Mr. Filipowski, a technology-industry CEO himself, said the following:
At the other end of the spectrum, we have the technological and economic viability of the United States. Our prosperity is built on the renegade, risk-taking entrepreneurial concoction of truly American innovation and invention – in addition to the fact that a disproportionate number of companies are created by immigrants. In Silicon Valley alone, immigrant-founded startups make up a remarkable 52 percent of companies. Wave upon wave of immigrants bought into the American dream that anything was possible in the United Sates and anyone who put in the effort could succeed here. We were to own that one magical thought in perpetuity but instead we have exported it to the world not in a gesture of generosity but in the incompetence bred in fear of immigration. Perhaps even in the moronic fear of adding Democrats to the voting roles as these immigrants assimilate into our society. The real fear should be directed at the complacency that seems to permeate subsequent generations that believe entitlement comes with citizenship via birthright.
He is right!
I recently attended a Raleigh Chamber of Commerce meeting on immigration policy.
The CEO of SAS, Dr. Jim Goodnight, said at the Chamber meeting that finding talent with the right skill set in the U.S. is their biggest challenge. Other CEOs at the meeting said the same thing.
Unfortunately, our education system is not graduating enough people with the skills necessary for today’s economy. How could it? Only two thirds of high school students graduate. Nearly 50% of college students drop out.

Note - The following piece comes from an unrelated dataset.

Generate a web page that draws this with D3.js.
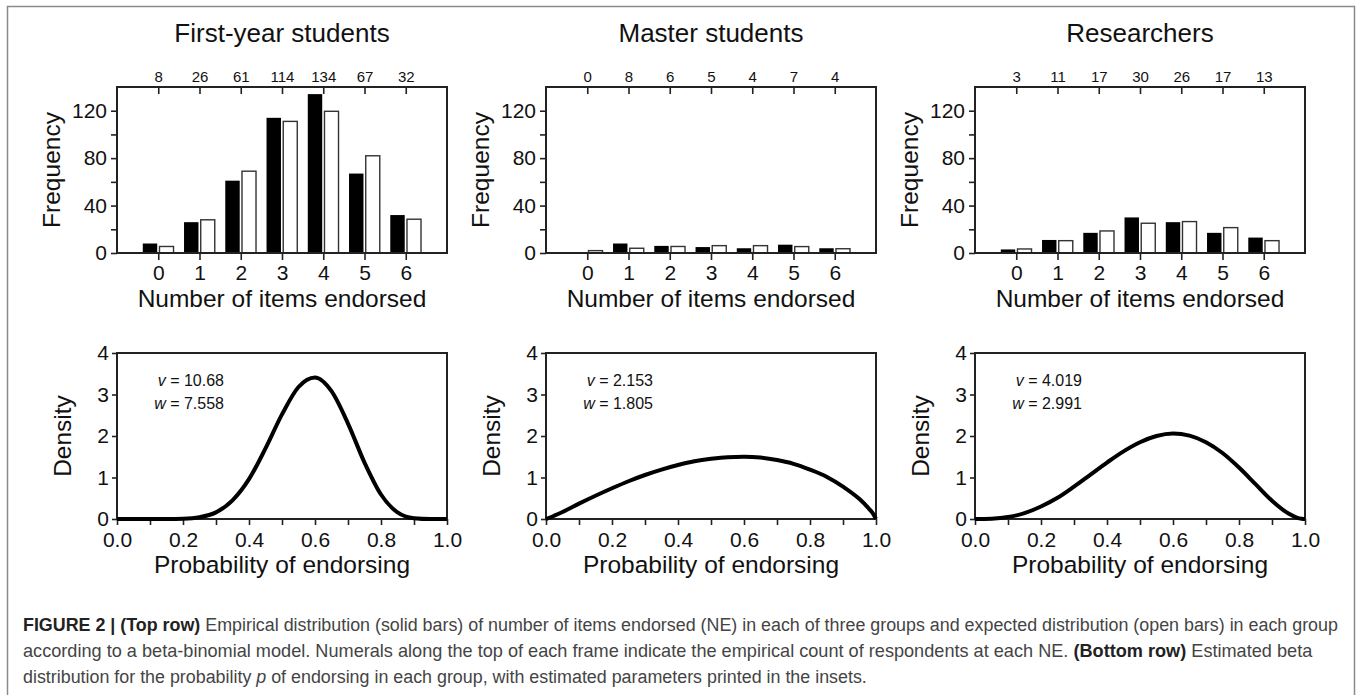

As the land of opportunity drifts to other locations through our neglect and inept immigration policies even our own best talent will be at risk. Not infrequently do I hear the comment that “If I were just graduating I would seriously consider relocating to Beijing – Mumbai – Singapore – etc.” Let’s come to our senses and hang a welcome sign on the border: Buy a house, start a business, become a citizen.
It is a myth that foreign workers take U.S. jobs. Why would a U.S. company go through the expense, headache, and bureaucracy involved with hiring a foreign highly-skilled worker if the same worker can be found in the U.S.?
I agree with Mr. Filipowski. Let’s make it easier for highly skilled workers to come to the U.S. Let them buy a house, start a business, become a citizen, and contribute to our great country.